The Investment Book of Record can be considered the Holy Grail of investment operations, providing managers with a near real-time view of a firm’s positions. Without an IBOR system, the front office must either work off partial and out of date data, or produce IBOR figures manually, according to Todd Healy, vice president and head of investment operations at BMO Asset Management.

“That can be time-consuming, lead to portfolios not being ready to trade when markets open and an inefficient use of highly skilled and expensive alpha producers valuable time,” Healy told Markets Media. “IBOR allows our portfolio managers and traders to do what they do best and not worry about reconciliation and other items.”

As head of investment operations, Healy oversees areas such as portfolio accounting, trade settlement, performance measurement, data governance, project management and business application support.

“The business issues around investment positions and investable cash have to do with two main points: timing and quality,” said Healy. “Markets move fast and portfolio managers and traders need to react quickly. The only way they can do that is if they have confidence in the data they are working from.”

Todd Healy, BMO Asset Management

Todd Healy, BMO Asset Management

The ability to perform intra-day calculations from the impact of position driving events such as FX rate, collateral, securities lending, fees and corporate actions was rated highly important by 83% of executives of North American-based capital market firms who were polled by SimCorp, a provider of investment management systems. Yet only 23% of respondents are able to perform intraday calculations.
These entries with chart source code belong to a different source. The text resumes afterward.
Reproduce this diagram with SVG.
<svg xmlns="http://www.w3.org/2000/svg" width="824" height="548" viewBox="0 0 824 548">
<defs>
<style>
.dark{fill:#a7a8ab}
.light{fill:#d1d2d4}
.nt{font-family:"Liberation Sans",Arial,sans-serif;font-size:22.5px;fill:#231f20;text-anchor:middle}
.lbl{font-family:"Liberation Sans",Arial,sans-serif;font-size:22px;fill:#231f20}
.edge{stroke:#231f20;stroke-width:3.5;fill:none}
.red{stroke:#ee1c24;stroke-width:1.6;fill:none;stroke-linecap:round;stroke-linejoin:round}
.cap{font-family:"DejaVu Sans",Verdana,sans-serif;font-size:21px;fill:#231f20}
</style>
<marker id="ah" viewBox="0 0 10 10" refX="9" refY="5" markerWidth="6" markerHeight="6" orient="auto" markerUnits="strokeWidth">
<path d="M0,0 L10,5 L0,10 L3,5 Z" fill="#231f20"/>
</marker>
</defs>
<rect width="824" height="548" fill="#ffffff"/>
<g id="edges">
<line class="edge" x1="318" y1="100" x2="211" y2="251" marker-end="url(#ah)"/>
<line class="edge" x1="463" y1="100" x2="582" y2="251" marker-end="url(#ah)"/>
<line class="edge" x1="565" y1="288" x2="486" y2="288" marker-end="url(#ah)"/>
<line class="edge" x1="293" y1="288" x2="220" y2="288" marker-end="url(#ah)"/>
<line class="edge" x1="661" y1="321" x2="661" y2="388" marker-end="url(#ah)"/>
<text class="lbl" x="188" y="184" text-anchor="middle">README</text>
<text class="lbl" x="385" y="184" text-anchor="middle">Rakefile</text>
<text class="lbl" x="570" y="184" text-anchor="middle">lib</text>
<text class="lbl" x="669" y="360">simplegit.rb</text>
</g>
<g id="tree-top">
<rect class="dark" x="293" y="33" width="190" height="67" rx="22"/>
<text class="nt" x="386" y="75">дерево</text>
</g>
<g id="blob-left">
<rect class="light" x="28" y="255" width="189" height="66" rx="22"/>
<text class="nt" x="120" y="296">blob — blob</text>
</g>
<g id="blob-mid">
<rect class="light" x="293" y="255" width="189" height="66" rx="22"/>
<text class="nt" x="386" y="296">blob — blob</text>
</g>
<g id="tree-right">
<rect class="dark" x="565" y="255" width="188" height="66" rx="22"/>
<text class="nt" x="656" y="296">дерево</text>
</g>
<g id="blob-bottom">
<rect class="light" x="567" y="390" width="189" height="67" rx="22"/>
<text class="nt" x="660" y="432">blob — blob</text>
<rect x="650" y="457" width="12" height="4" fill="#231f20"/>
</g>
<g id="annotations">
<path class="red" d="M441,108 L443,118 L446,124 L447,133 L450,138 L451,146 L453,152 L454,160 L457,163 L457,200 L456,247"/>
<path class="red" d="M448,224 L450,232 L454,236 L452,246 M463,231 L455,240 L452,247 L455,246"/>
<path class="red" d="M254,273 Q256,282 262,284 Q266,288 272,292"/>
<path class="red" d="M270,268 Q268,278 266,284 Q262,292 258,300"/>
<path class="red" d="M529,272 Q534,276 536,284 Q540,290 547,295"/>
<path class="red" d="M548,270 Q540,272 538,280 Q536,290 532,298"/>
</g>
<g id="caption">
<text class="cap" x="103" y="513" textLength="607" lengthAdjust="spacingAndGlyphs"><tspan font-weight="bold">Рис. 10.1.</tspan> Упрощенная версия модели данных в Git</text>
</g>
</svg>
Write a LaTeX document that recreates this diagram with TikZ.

“The challenges of doing without an IBOR are real, and this view has gained marked traction across the industry as the many benefits of introducing IBOR have become clearer,” Marc Schröter, senior vice president of strategic research at SimCorp, told Markets Media. “For the front office, the benefits of an IBOR reside in minimizing the risk of wrong investment decision making because of poor quality, incomplete or imprecise position data, as well as of having an inaccurate and incomplete picture of risk exposures.”
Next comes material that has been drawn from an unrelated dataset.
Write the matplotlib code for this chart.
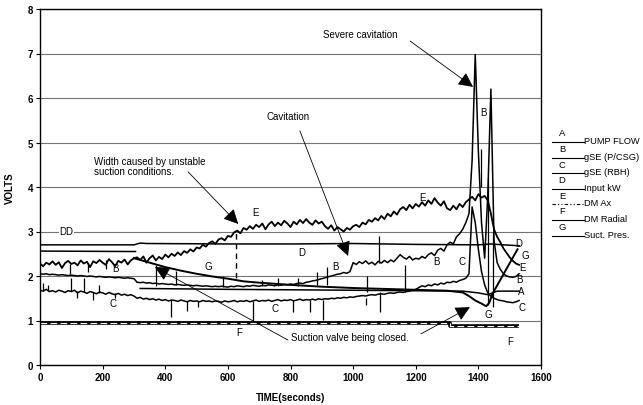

For the back-office, the benefits of having an IBOR are related to having an independent view of positions. “The IBOR’s existence means that, should the business need arise and depending upon operating model employed, individual outsourced business functions can be brought back in house; retained functions can be outsourced; or migration from one outsourced service supplier to another is facilitated,” said Schröter. “The IBOR provides the basis for reconciliation against custodians or accounting systems.
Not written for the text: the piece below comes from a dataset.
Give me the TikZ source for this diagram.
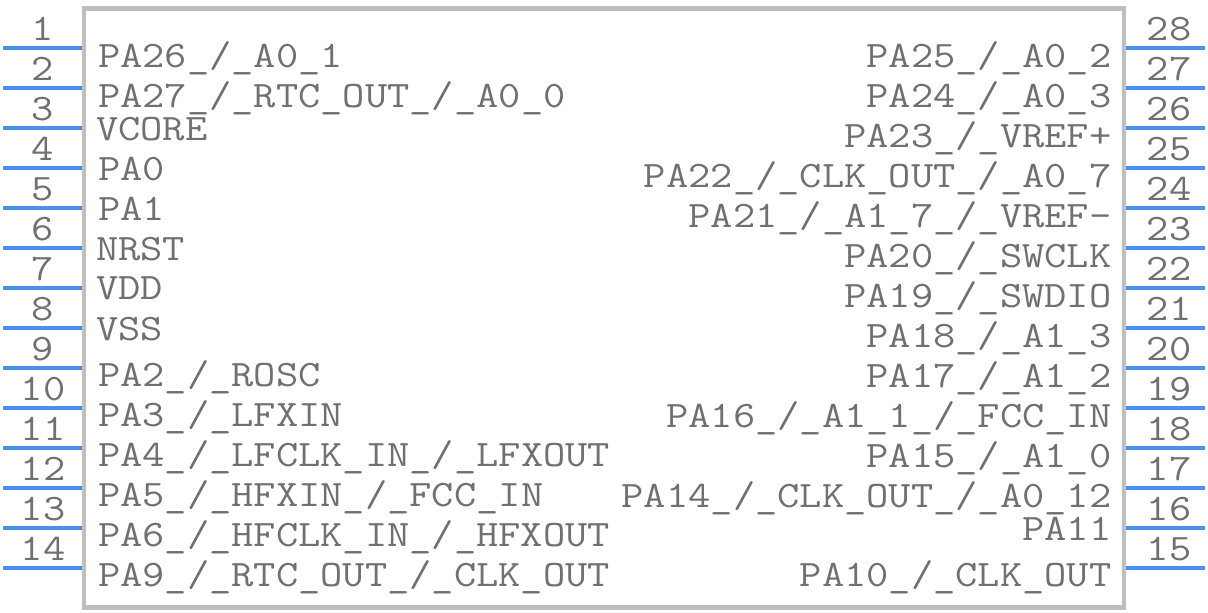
\documentclass[tikz,border=0pt]{standalone}
\usepackage{fontspec}
\newfontfamily\pinfont[FakeStretch=1.158]{Latin Modern Mono}
\definecolor{pinblue}{HTML}{4A90F0}
\definecolor{bodygrey}{HTML}{BFBFBF}
\definecolor{textgrey}{HTML}{707070}
\tikzset{
  chip/.style={draw=bodygrey,line width=3.2pt},
  pinline/.style={draw=pinblue,line width=3pt},
  lab/.style={inner sep=0pt,outer sep=0pt,text=textgrey,font=\pinfont\fontsize{28pt}{30pt}\selectfont},
  lleft/.style={lab,anchor=base west},
  lright/.style={lab,anchor=base east},
  num/.style={lab,anchor=base},
}
\begin{document}
\begin{tikzpicture}[x=0.75pt,y=-0.75pt]
\useasboundingbox (0,0) rectangle (1208,612);
\fill[white] (0,0) rectangle (1208,612);
\draw[chip] (84,8.5) rectangle (1124,607.5);
% left pins
\foreach \i in {1,...,14}{
  \pgfmathsetmacro{\py}{8+40*\i}
  \coordinate (la\i) at (3,\py);
  \coordinate (lb\i) at (82,\py);
  \draw[pinline] (la\i) -- (lb\i);
  \pgfmathsetmacro{\ny}{\py-8}
  \node[num] (ln\i) at (43,\ny) {\i};
}
% right pins
\foreach \i [evaluate=\i as \pn using int(29-\i)] in {1,...,14}{
  \pgfmathsetmacro{\py}{8+40*\i}
  \coordinate (ra\i) at (1126,\py);
  \coordinate (rb\i) at (1205,\py);
  \draw[pinline] (ra\i) -- (rb\i);
  \pgfmathsetmacro{\ny}{\py-8}
  \node[num] (rn\i) at (1169,\ny) {\pn};
}
% left labels
\node[lleft] (l1) at (98,67) {PA26\_/\_A0\_1};
\node[lleft] (l2) at (98,107) {PA27\_/\_RTC\_OUT\_/\_A0\_0};
\node[lleft] (l3) at (96,140) {VCORE};
\node[lleft] (l4) at (98,180) {PA0};
\node[lleft] (l5) at (98,220) {PA1};
\node[lleft] (l6) at (96,260) {NRST};
\node[lleft] (l7) at (96,299) {VDD};
\node[lleft] (l8) at (96,340) {VSS};
\node[lleft] (l9) at (98,386) {PA2\_/\_ROSC};
\node[lleft] (l10) at (98,426) {PA3\_/\_LFXIN};
\node[lleft] (l11) at (98,466) {PA4\_/\_LFCLK\_IN\_/\_LFXOUT};
\node[lleft] (l12) at (98,506) {PA5\_/\_HFXIN\_/\_FCC\_IN};
\node[lleft] (l13) at (98,546) {PA6\_/\_HFCLK\_IN\_/\_HFXOUT};
\node[lleft] (l14) at (98,586) {PA9\_/\_RTC\_OUT\_/\_CLK\_OUT};
% right labels
\node[lright] (r1) at (1111.5,67) {PA25\_/\_A0\_2};
\node[lright] (r2) at (1111.5,107) {PA24\_/\_A0\_3};
\node[lright] (r3) at (1111.5,147) {PA23\_/\_VREF+};
\node[lright] (r4) at (1111.5,187) {PA22\_/\_CLK\_OUT\_/\_A0\_7};
\node[lright] (r5) at (1111.5,227) {PA21\_/\_A1\_7\_/\_VREF-};
\node[lright] (r6) at (1111.5,267) {PA20\_/\_SWCLK};
\node[lright] (r7) at (1111.5,307) {PA19\_/\_SWDIO};
\node[lright] (r8) at (1111.5,347) {PA18\_/\_A1\_3};
\node[lright] (r9) at (1111.5,387) {PA17\_/\_A1\_2};
\node[lright] (r10) at (1111.5,427) {PA16\_/\_A1\_1\_/\_FCC\_IN};
\node[lright] (r11) at (1111.5,467) {PA15\_/\_A1\_0};
\node[lright] (r12) at (1111.5,507) {PA14\_/\_CLK\_OUT\_/\_A0\_12};
\node[lright] (r13) at (1111.5,540) {PA11};
\node[lright] (r14) at (1111.5,586) {PA10\_/\_CLK\_OUT};
\end{tikzpicture}
\end{document}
In addition to IBOR’s ability to minimize risk for the front and back-office, IBOR assists investment managers in complying with an onslaught of regulatory reforms. “Legislation such as Dodd-Frank, EMIR and Solvency II all ultimately demand firms to have an accurate view of exposures across counterparties, collateral and the underlying derivatives,” said Schröter. “The complexity involved in exposure calculation and mandated regulatory reporting will make compliance an uphill battle without a solid investment book of record in place.”

The impact of consolidating positions and cash is ultimately down to “temporality of the data,” said Mark Israel, investment management practice lead at Sapient Global Markets. “If you cannot combine cash and positions until half way through the day especially in a global environment with changing margin requirements, the ‘value’ of that information has been eroded,” he said.

The use of transactional and position data allows quick and easy compliance with Emir, MiFID2 and other regulations that require rapid access to this type of data. Additionally, IBOR serves as the forward-looking view of a portfolio, in contrast to Accounting Book of Record (ABOR), which provides a historical view, according to Israel. “Having a view that helps understand various risk factors based on future events helps investment professionals arrive at better investment decisions,” he said.

Healy added, “IBOR also allows us to build a consistent and additive operations process around all that we do. Those two items also translate to risk mitigations.”